BY FR. JAMES MARTIN, S.J. | March 30, 2018
In my work with LGBT people, I have been both alarmed and appalled by the stories I’ve heard from them about their treatment by their churches—Catholic and otherwise. An autistic gay man recently told me how his local pastor had refused to give him Communion. The man was not sexually active but had simply come out to his family and friends. As a result, the priest told him that he could not present himself for Communion line but, if he wanted he could receive “privately” in the pastor’s office.
“The Church is the cross on which Christ is crucified today,” wrote the 20th-century theologian Romano Guardini, and I think this is some of what he meant.

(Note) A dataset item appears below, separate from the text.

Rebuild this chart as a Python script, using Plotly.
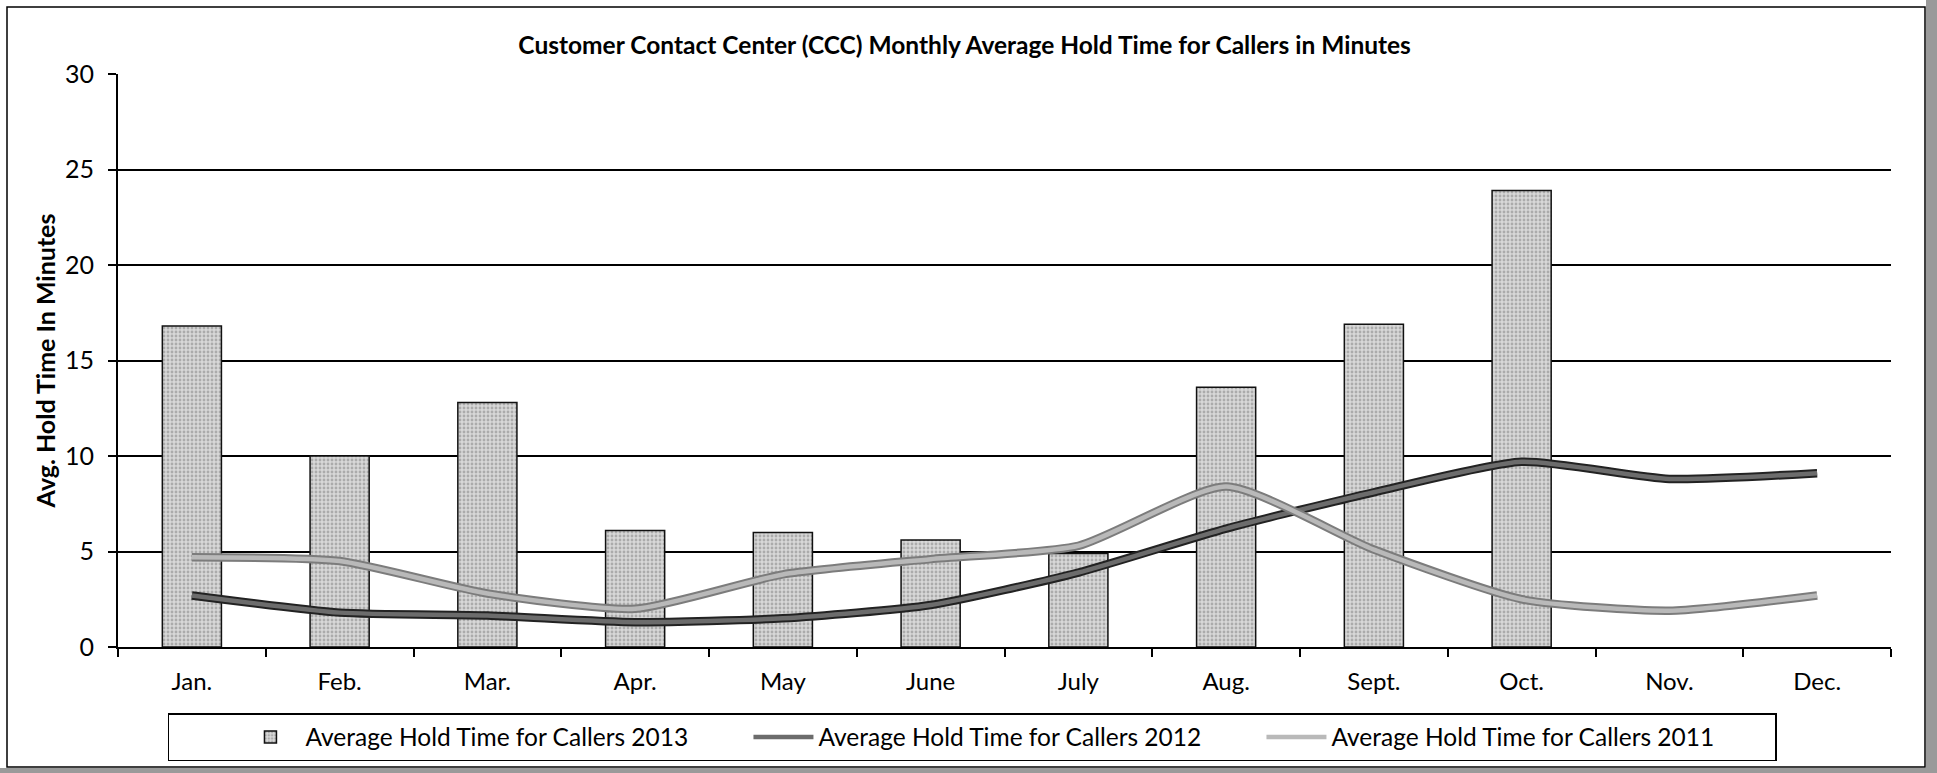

Of course, the Church is also the source of infinite grace for people—and for myself. But it is imperfect—those in it and those who lead it can sin. Thus, it can be a source of crucifixion for people.So how do we break forth and claim our places in the church? And how do we help to build a church that is more welcoming? First, by realizing that all of us baptized Christians are part of the church. Be rooted in the sacramental grace of your baptism, your membership in the church. Let no one tell you that you are not a “true Catholic” or a “true Christian.” And resist anyone who tries to label others as “bad Catholics” or “bad Christians.” Second, by remembering that we all have a right to participate and make our voices known. The Second Vatican Council, in its document Lumen Gentium, said, in fact, that lay people are sometimes “duty-bound” to express their opinions. Third, by remembering that in the midst of sin there is grace; in the midst of inertia there is progress, and in the midst of death there is new life.
Sometimes, though, we have to fight to see it all.